Life insurance companies have been experts in long-term investments - managing and investing funds for the long term. Along with this, they are also professionals in calculating and covering financial risk in exchange for premiums.

Investment products are bundled products that bundle and solve both these needs with a single product.

Advantages of insurance + investment bundled products:


  1. Solves two problems efficiently:

A life insurance investment product offers an ROI against the long-term periodic investment made by the customer. At the same time, it financially secures the family in case the customer passes away during the tenure. In effect, it is a solution with an inbuilt backup solving for inherent risk in any plan that requires periodic investment.

  1. Secure customers who are not oriented to risk management:

India as a population does not get an education on personal finance or risk management when they are young. Customers hence usually do not understand the counter-intuitive strategy of paying a risk premium to cover a large risk. The inherent bias of immediate loss vs future gain, ensures customers do not believe in pure risk or insurance products. With such bundled products, the investor’s family gets financial security without resistance from the investor.

  1. Tax Benefits:

Investments in insurance products are eligible for tax benefits in form of deductions us 80C during investments. Unlike other investment products, the returns generated from a life insurance investment product do not attract any capital gain taxes and are completely tax-free.


Disadvantages of insurance + investment products you should be aware of:


  1. Confusing investment as insurance:

When buying such plans it should be clear that the customer is buying an investment plan bundled with a certain insurance cover. The entire plan should not be considered to be a mechanism to financially secure your family. For financially securing the family, a larger cover may be required than what is offered in such bundled products. One should explore a term plan as an appropriate product in such scenarios

  1. Difficult to calculate returns:

People invest to earn returns that beat inflation. Since this product is a blend of insurance and investment, a quick calculation of the returns on investment and comparing it with other options can be extremely difficult - especially for products that have participating bonuses as an offering.

  1. The focus in most products is the return of capital:

Most of these products, apart from ULIPs are focussed on return on capital than the return of capital. They thus do not generate enough returns. Like any other investment product, one should evaluate the returns on the product, and compare them with other options before making the decision to invest.

  1. Long-term commitments:

These products come with long-term financial commitments, both in form of minimum years of premium payment, as well as minimum years you need to stay invested. If you aren’t aware of these commitments before you buy the product, and you decide to drop off in the middle of the plan, you attract significant deductions and loss of investment in the product.



As you can see the problem is not with the construct of the savings products sold by insurance companies nor is it about mixing insurance and investment. It is about buying the wrong product that does not match your needs. For instance, Buying a wrong investment product that promises the highest returns looks good, but if it does not match the needs of the customer - for instance, this customer had a low-risk appetite, and didn’t want to risk the capital for earning aggressive returns, then the product is a wrong/unsuitable investment for this customer.

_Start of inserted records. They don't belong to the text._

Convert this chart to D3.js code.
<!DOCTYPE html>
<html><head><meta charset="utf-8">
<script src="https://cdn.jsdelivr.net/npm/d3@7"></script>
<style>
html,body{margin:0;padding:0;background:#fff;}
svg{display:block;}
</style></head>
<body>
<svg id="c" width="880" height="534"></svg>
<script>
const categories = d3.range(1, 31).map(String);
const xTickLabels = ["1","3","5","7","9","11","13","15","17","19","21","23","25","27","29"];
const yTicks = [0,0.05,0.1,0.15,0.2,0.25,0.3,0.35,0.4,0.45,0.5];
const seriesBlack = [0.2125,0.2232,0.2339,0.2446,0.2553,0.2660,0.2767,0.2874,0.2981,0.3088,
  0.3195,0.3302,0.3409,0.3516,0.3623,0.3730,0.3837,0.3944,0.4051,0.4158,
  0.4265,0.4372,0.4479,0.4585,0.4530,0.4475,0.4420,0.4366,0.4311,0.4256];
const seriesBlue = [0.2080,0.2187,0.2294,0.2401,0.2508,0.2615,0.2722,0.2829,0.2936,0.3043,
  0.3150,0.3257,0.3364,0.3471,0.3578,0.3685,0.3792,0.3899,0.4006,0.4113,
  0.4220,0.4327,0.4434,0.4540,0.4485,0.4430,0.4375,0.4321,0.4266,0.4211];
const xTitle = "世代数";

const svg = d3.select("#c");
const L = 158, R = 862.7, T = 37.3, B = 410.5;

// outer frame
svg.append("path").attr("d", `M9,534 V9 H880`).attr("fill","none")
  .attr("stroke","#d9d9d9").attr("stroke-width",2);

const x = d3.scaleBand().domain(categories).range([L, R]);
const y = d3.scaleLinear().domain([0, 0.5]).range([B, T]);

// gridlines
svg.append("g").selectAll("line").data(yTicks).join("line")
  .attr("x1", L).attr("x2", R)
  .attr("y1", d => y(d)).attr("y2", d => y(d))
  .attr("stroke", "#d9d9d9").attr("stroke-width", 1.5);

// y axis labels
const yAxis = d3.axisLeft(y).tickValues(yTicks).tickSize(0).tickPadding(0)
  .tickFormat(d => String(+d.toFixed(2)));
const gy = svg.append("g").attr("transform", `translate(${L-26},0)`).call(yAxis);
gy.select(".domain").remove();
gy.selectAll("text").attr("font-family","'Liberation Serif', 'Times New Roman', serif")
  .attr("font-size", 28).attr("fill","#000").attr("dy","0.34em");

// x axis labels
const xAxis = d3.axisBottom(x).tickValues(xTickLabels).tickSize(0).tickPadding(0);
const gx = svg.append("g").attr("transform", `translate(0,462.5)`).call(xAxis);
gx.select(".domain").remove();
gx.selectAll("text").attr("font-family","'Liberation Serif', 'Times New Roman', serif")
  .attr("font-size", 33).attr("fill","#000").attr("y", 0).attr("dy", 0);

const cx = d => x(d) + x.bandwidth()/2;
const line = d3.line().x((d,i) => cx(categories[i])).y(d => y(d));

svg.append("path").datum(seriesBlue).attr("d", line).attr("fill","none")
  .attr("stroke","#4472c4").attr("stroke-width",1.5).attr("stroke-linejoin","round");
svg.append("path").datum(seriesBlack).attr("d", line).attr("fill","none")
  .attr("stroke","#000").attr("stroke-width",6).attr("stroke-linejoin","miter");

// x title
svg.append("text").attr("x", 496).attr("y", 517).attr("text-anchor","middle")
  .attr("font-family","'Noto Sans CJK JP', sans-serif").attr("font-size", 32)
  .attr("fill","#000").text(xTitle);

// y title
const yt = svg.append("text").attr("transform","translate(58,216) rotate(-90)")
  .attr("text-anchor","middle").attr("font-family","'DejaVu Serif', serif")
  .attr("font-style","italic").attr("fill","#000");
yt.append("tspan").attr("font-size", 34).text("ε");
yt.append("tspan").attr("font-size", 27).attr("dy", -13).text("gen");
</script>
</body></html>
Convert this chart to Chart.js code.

The only thing that you must do is cut the noise around you and focus on articulating, evaluating, measuring your financial needs and requirements, and defining your constraints (in the form of, say, risk appetite etc.).

Once you have clarity of what you want - you can simply read through the product, and its key terms and conditions and see if it matches your needs.

A product that many may generalize is bad, but matches your needs is a good product for you. A product that many may generalize is good, but does not match your needs is a bad product for you.